Is it legal to make money from Miku-style AI vocals?

It depends on what you use. The official Hatsune Miku character and voicebank require Piapro Link clearance for commercial use (Otapedia). A generic "style" vocal made from your own cloned voice carries lower risk. Either way, don't assume Creative Commons freedom — Miku tracks aren't blanket CC (Piapro license).

Can I make Miku-style vocals sing, or only speak?

TTS and cloning tools mainly produce spoken or speech-like output. True singing comes from Vocaloid or Synthesizer V engines, which build the melody from MIDI plus lyrics (Hans Coppens), or from cover/conversion models that transform an existing sung take (so-vits-svc).
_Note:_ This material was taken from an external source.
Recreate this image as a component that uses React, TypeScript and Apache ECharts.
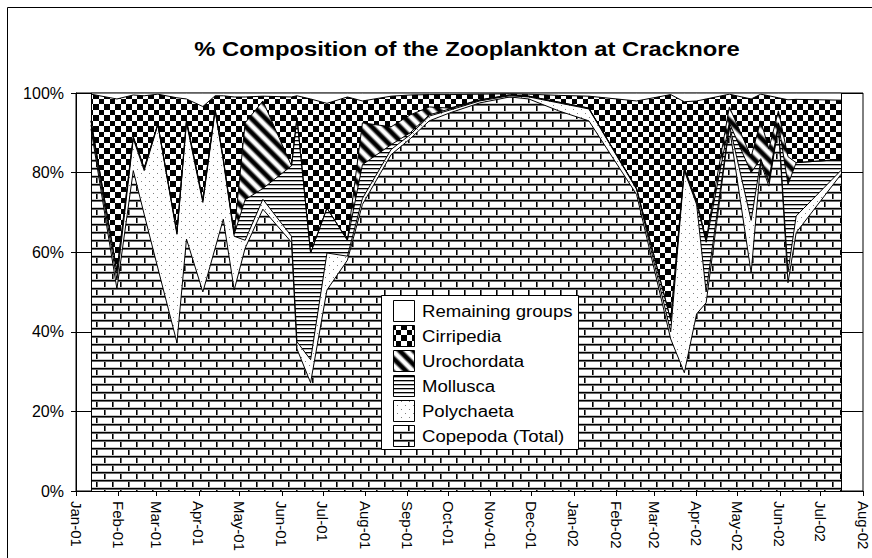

What's the best free way to try a Miku voice generator?

Start on a platform with a free tier using a stock voice or a quick clone. Generate one short spoken line first using Text to Speech, then iterate on pitch and tone before you invest time in building out a full track. Cheap drafts, then commit.

Do I need a DAW to use an AI Miku voice generator?

No. You can generate and export a clean stem directly, ready to use as-is. A DAW only helps if you want to layer, EQ, or add reverb afterward. Many Vocaloid hobbyists learn step-by-step without any engineering background (Hans Coppens).

How is this different from official Vocaloid software?

Official Vocaloid generates singing from MIDI and lyrics with note-level control and a licensed voicebank (piapro.net). AI generators clone or synthesize a style from text or audio — faster, with a far lower learning curve, but with different and looser licensing implications you still need to verify.